In 1786, Brunel became a midshipman on a French frigate that embarked on a six-year tour of duty in the West Indies. While onboard, Brunel used his spare time to learn English, bone up on his astronomy, and design a superior quadrant that he then constructed of brass and ivory. Brunel's ship was in the Indies when the French Revolution broke out in 1789, and when the frigate returned in 1792, the country was in chaos. Since the ship's captain was receiving conflicting orders and reports from Paris, he decided to pay off the crew and dismiss them from service. Royalist sentiment was very strong in Brittany and Normandy, and Brunel shared these views. One year after his dismissal from the navy, Brunel was in Paris personally observing the tumultuous events that were reverberating across France and Europe. King Louis XVI was then being tried for treason, and a prominent revolutionary leader, Maximilien de Robespierre, was vehemently arguing that the former monarch be sentenced to death. According to one account, Brunel was at a café when word came that the king had been found guilty and would be beheaded. Brunel, perhaps forgetting that he was in Paris and not Rouen, cursed Robespierre and predicted that he would one day suffer the same fate for his cruelty. Several revolutionaries at the café immediately arose to defend Robespierre and began questioning Brunel's loyalty to the republic. A melee broke out, and Brunel barely escaped. Another account relates that Brunel, who had brought his dog with him to Paris, continually addressed the canine as Citoyen (citizen) in public, the common greeting among republicans. In any event, Brunel was forced to leave Paris to avoid arrest and probable execution. The fate of his dog is unknown.

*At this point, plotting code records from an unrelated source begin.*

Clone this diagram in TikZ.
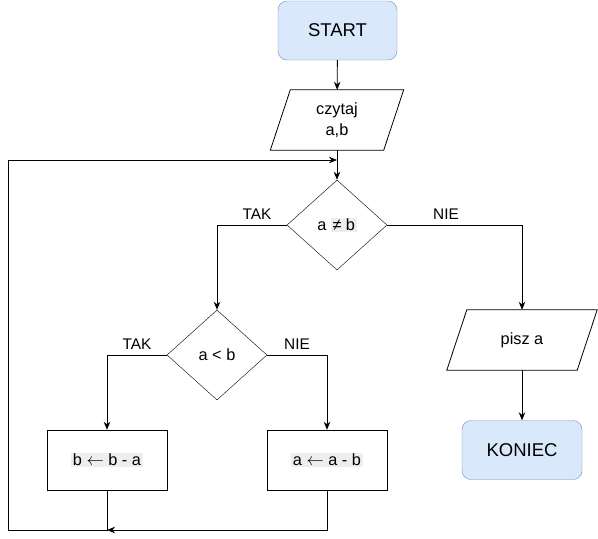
\documentclass[tikz,border=0pt]{standalone}
\usepackage{fontspec}
\setmainfont{Liberation Sans}
\usetikzlibrary{arrows.meta,shapes.geometric,calc}

\definecolor{termfill}{HTML}{DAE8FC}
\definecolor{termdraw}{HTML}{6C8EBF}
\definecolor{hlgrey}{HTML}{EEEEEE}

% light grey highlight behind some of the formula texts
\newcommand{\hlt}[1]{{\setlength{\fboxsep}{1.5pt}\colorbox{hlgrey}{#1}}}

\tikzset{
  base/.style={font=\fontsize{16.3}{21}\selectfont, align=center, inner sep=0pt},
  term/.style={base, draw=termdraw, fill=termfill, rounded corners=9pt,
    minimum width=119pt, minimum height=59pt, font=\fontsize{18.5}{22}\selectfont},
  io/.style={base, minimum height=60pt},
  proc/.style={base, draw, minimum width=120pt, minimum height=60pt},
  decide/.style={base, draw, diamond, minimum width=100pt, minimum height=90pt, aspect=1.11},
  flow/.style={-{Stealth[length=8pt,width=6.5pt,inset=2.5pt]}, line width=0.9pt},
  wire/.style={line width=0.9pt},
  lbl/.style={font=\fontsize{15.4}{18}\selectfont, inner sep=0pt},
}

% slanted outline of an input/output block around a named node
\newcommand{\ioframe}[2]{%
  \draw[line width=0.8pt] ($(#1.north west)+(#2,0)$) -- ($(#1.north east)+(#2,0)$)
    -- ($(#1.south east)-(#2,0)$) -- ($(#1.south west)-(#2,0)$) -- cycle;}

\begin{document}
\begin{tikzpicture}[x=1pt,y=-1pt]
\useasboundingbox (0,0) rectangle (598,539);

\node[term] (start) at (337.5,30.5) {START};
\node[io, minimum width=113pt] (read) at (337,120) {czytaj\\a,b};
\ioframe{read}{10pt}
\node[decide] (d1) at (337,225) {a \hlt{≠ b}};
\node[decide] (d2) at (217,355) {a < b};
\node[io, minimum width=130pt] (out) at (522,340) {pisz a};
\ioframe{out}{10pt}
\node[term, minimum width=120pt] (stop) at (522,450) {KONIEC};
\node[proc] (bsub) at (107,460) {\hlt{b $\leftarrow$ b - a}};
\node[proc] (asub) at (327,460) {\hlt{a $\leftarrow$ a - b}};

\coordinate (merge) at (337,160);
\coordinate (join) at (107,530);
\coordinate (loopbl) at (8,530);
\coordinate (looptl) at (8,160);

\draw[flow] (start) -- (read);
\draw[flow] (read) -- (d1);
\draw[flow] (d1.west) -| (d2.north);
\draw[flow] (d1.east) -| (out.north);
\draw[flow] (out) -- (stop);
\draw[flow] (d2.west) -| (bsub.north);
\draw[flow] (d2.east) -| (asub.north);
\draw[flow] (asub.south) |- (join);
\draw[wire] (bsub.south) -- (join) -- (loopbl) -- (looptl);
\draw[flow] (looptl) -- (merge);

\node[lbl] (tak1) at (257,214) {TAK};
\node[lbl] (nie1) at (446,214) {NIE};
\node[lbl] (tak2) at (137,344) {TAK};
\node[lbl] (nie2) at (297,344) {NIE};
\end{tikzpicture}
\end{document}
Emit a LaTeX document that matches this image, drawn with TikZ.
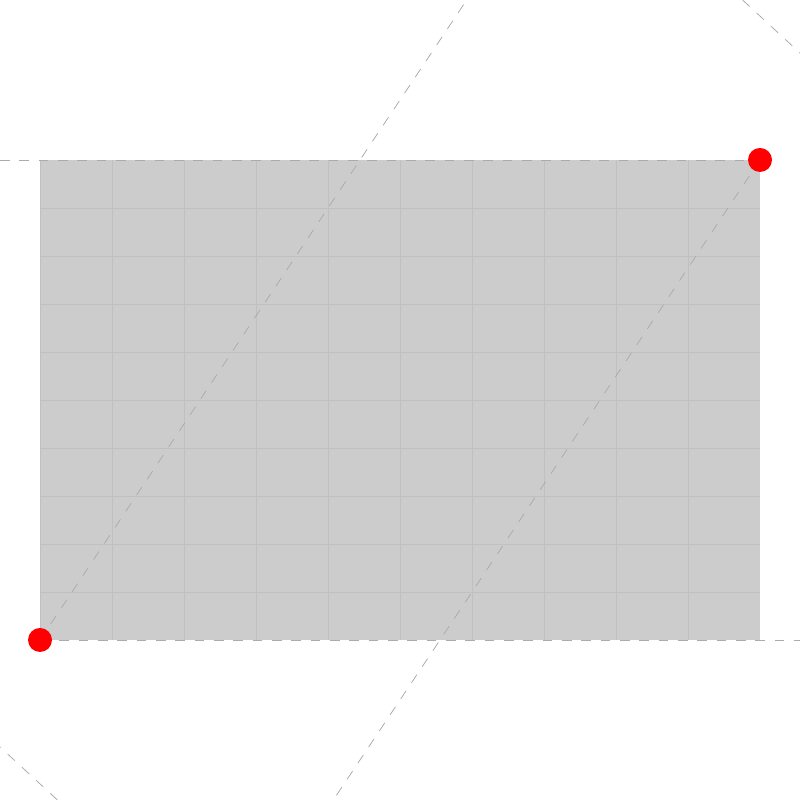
\documentclass[tikz,border=0pt]{standalone}
\usepackage{tikz}

\definecolor{sheetgray}{HTML}{CCCCCC}
\definecolor{rulegray}{HTML}{C0C0C0}
\definecolor{guidegray}{HTML}{ABABAB}

\tikzset{
    sheet/.style={fill=sheetgray, draw=none},
    rule/.style={draw=rulegray, line width=0.5pt},
    guide/.style={draw=guidegray, line width=0.45pt, dash pattern=on 5.5pt off 5.5pt},
    anchordot/.style={circle, fill=red, draw=none, minimum size=0.48cm, inner sep=0pt}
}

\begin{document}
\begin{tikzpicture}[x=1.44cm, y=0.96cm]
        \useasboundingbox (-0.5556,-3.3333) rectangle (10.5556,13.3333);
        % sheet with grid
        \fill [sheet] (0, 0) rectangle (10, 10);
        \foreach \i in {1,...,9} {
            \draw [rule] (\i, 0) -- (\i, 10);
            \draw [rule] (0, \i) -- (10, \i);
        }
        \draw [rule] (0, 0) -- (0, 10);

        % corner points
        \coordinate (low) at (0, 0);
        \coordinate (high) at (10, 10);
        \coordinate (leftend) at (-0.5556, 10);
        \coordinate (rightend) at (10.5556, 0);
        \coordinate (topend) at (5.9259, 13.3333);
        \coordinate (bottomend) at (4.0741, -3.3333);

        % guides
        \draw [guide] (leftend) -- (high);
        \draw [guide] (low) -- (rightend);
        \draw [guide] (low) -- (topend);
        \draw [guide] (high) -- (bottomend);
        \draw [guide] (9.758, 13.3333) -- (10.5556, 12.229);
        \draw [guide] (0.242, -3.3333) -- (-0.5556, -2.229);

        \node [anchordot] (lowdot) at (low) {};
        \node [anchordot] (highdot) at (high) {};
    \end{tikzpicture}
\end{document}
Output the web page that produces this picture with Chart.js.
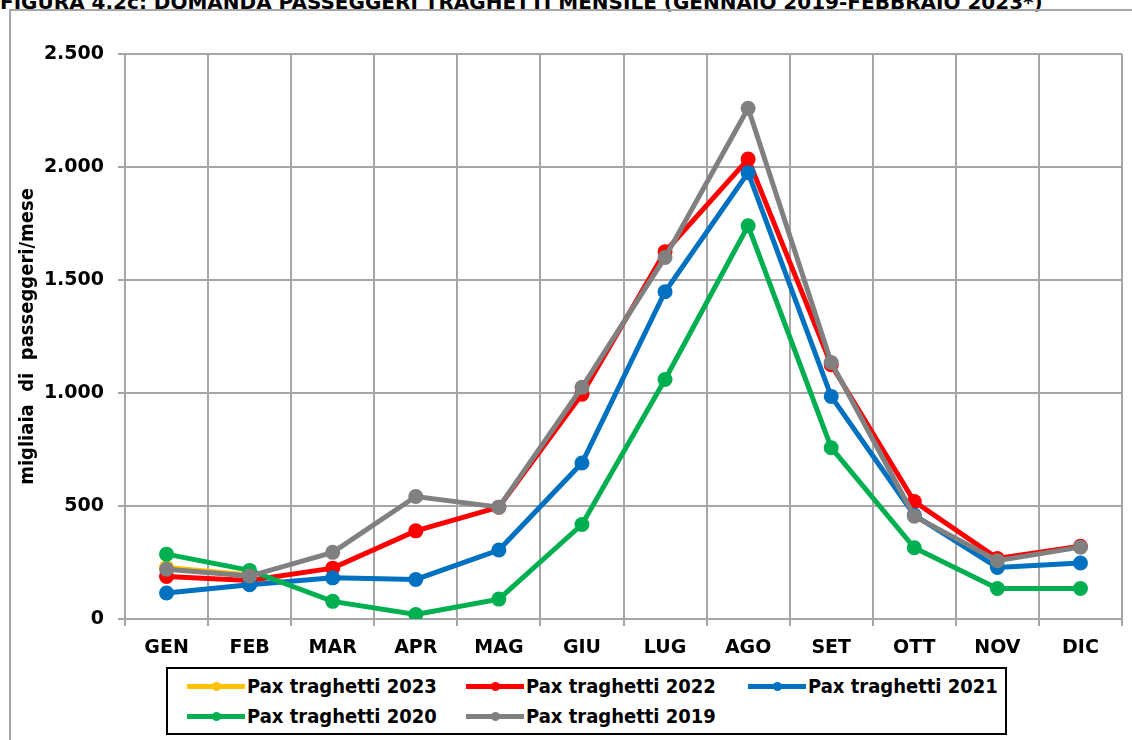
<!DOCTYPE html>
<html>
<head>
<meta charset="utf-8">
<script src="https://cdn.jsdelivr.net/npm/chart.js@4"></script>
<style>
  body { margin: 0; width: 1132px; height: 740px; overflow: hidden; background: #fff; position: relative; }
  #titolo { position: absolute; left: 0; top: -8px; font: bold 20px "DejaVu Sans", sans-serif; line-height: 20px; white-space: nowrap; color: #000; }
  #cornice { position: absolute; left: 9px; top: 9px; width: 2000px; height: 2000px; border-left: 2px solid #a6a6a6; border-top: 2px solid #a6a6a6; }
  #grafico { position: absolute; left: 0; top: 0; }
  #legenda { position: absolute; left: 166px; top: 667px; width: 837px; height: 64px; border: 2px solid #000; background: #fff; }
  .voce { position: absolute; height: 24px; display: flex; align-items: center; font: bold 20px "Liberation Sans Narrow", "DejaVu Sans Condensed", sans-serif; color: #000; white-space: nowrap; }
  .segno { position: relative; width: 58px; height: 5px; margin-right: 2px; }
  .segno i { position: absolute; left: 25px; top: -2px; width: 9px; height: 9px; border-radius: 50%; background: inherit; }
</style>
</head>
<body>
<div id="titolo">FIGURA 4.2c: DOMANDA PASSEGGERI TRAGHETTI MENSILE (GENNAIO 2019-FEBBRAIO 2023*)</div>
<div id="cornice"></div>
<canvas id="grafico" width="1132" height="740"></canvas>
<div id="legenda"></div>
<script>
// dati (migliaia di passeggeri al mese)
const mesi = ['GEN', 'FEB', 'MAR', 'APR', 'MAG', 'GIU', 'LUG', 'AGO', 'SET', 'OTT', 'NOV', 'DIC'];
const pax2023 = [228, 195, null, null, null, null, null, null, null, null, null, null];
const pax2022 = [188, 170, 225, 390, 495, 995, 1625, 2035, 1125, 520, 268, 322];
const pax2021 = [115, 152, 182, 175, 305, 690, 1448, 1975, 985, 460, 228, 248];
const pax2020 = [287, 215, 78, 20, 88, 418, 1060, 1740, 758, 315, 135, 135];
const pax2019 = [220, 190, 295, 542, 495, 1025, 1600, 2260, 1135, 455, 258, 318];
const tickY = [0, 500, 1000, 1500, 2000, 2500];

const nomiSerie = ['Pax traghetti 2023', 'Pax traghetti 2022', 'Pax traghetti 2021', 'Pax traghetti 2020', 'Pax traghetti 2019'];
const coloriSerie = ['#FFC000', '#FF0000', '#0070C0', '#00B050', '#808080'];
const valoriSerie = [pax2023, pax2022, pax2021, pax2020, pax2019];

const grigio = '#a6a6a6';
const fontStretto = "'Liberation Sans Narrow', 'DejaVu Sans Condensed', sans-serif";

function formatta(v) {
  return String(v).replace(/\B(?=(\d{3})+(?!\d))/g, '.');
}

const datasets = valoriSerie.map((vals, i) => ({
  label: nomiSerie[i],
  data: vals,
  borderColor: coloriSerie[i],
  backgroundColor: coloriSerie[i],
  pointBackgroundColor: coloriSerie[i],
  pointBorderWidth: 0,
  pointRadius: 7.5,
  pointHoverRadius: 7.5,
  borderWidth: 5,
  tension: 0,
  // l'ultima serie (2019) va disegnata sopra
  order: valoriSerie.length - 1 - i
}));

new Chart(document.getElementById('grafico'), {
  type: 'line',
  data: { labels: mesi, datasets: datasets },
  options: {
    responsive: false,
    animation: false,
    layout: { padding: { left: 10, right: 10, top: 54, bottom: 71 } },
    plugins: {
      legend: { display: false },
      tooltip: { enabled: false }
    },
    scales: {
      x: {
        offset: true,
        grid: { offset: true, color: grigio, lineWidth: 2, tickLength: 7 },
        border: { color: grigio, width: 2 },
        ticks: { color: '#000', padding: 11, font: { family: 'DejaVu Sans', weight: 'bold', size: 19 } },
        afterFit: s => { s.height = 50; }
      },
      y: {
        min: 0,
        max: 2500,
        afterBuildTicks: s => { s.ticks = tickY.map(v => ({ value: v })); },
        grid: { color: grigio, lineWidth: 2, tickLength: 7 },
        border: { color: grigio, width: 2 },
        ticks: {
          color: '#000',
          padding: 14,
          font: { family: 'DejaVu Sans', weight: 'bold', size: 19 },
          callback: v => formatta(v)
        },
        title: {
          display: true,
          text: 'migliaia  di  passeggeri/mese',
          color: '#000',
          padding: { top: 6, bottom: 0 },
          font: { family: fontStretto, weight: 'bold', size: 20 }
        },
        afterFit: s => { s.width = 115; }
      }
    }
  }
});

// legenda come nel foglio Excel: tre colonne, due righe
const legenda = document.getElementById('legenda');
const colX = [19, 298, 580];
const rigaY = [5, 35];
nomiSerie.forEach((nome, i) => {
  const voce = document.createElement('div');
  voce.className = 'voce';
  voce.style.left = colX[i % 3] + 'px';
  voce.style.top = rigaY[Math.floor(i / 3)] + 'px';
  const segno = document.createElement('span');
  segno.className = 'segno';
  segno.style.background = coloriSerie[i];
  segno.appendChild(document.createElement('i'));
  voce.appendChild(segno);
  voce.appendChild(document.createTextNode(nome));
  legenda.appendChild(voce);
});
</script>
</body>
</html>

Brunel found refuge with the Carpentiers in Rouen, who enjoyed diplomatic immunity. While there, Brunel fell in love with their English governess, Sophia Kingdom, and proposed to her. Unfortunately, the Revolution turned even uglier, and “traitors” were now hunted down with a ruthlessness that often ignored diplomatic privileges and foreign nationalities. Brunel had no choice but to escape France and leave Sophia behind. With the help of a friend, he obtained a passport that allowed him to travel to America for the purpose of obtaining wheat for the army. He boarded the American ship Liberty and sailed for New York. Brunel probably felt that he was now out of danger, but it was not to be. A French warship approached the Liberty and ordered her to heave to so that she could be searched for political refugees. Brunel could not find his passport. Stifling his panic, he took a pen, some paper, and scissors, and secreted himself in a remote hold of the ship. Brunel's drafting skills came to his rescue. It took two hours for the French officers to find him, but by then he had counterfeited a passport good enough to pass inspection. Even then, it had been a close call, since many officers in the French Navy knew the young man. The ship continued on its voyage to New York, and Brunel made sure not to lose his new “passport.”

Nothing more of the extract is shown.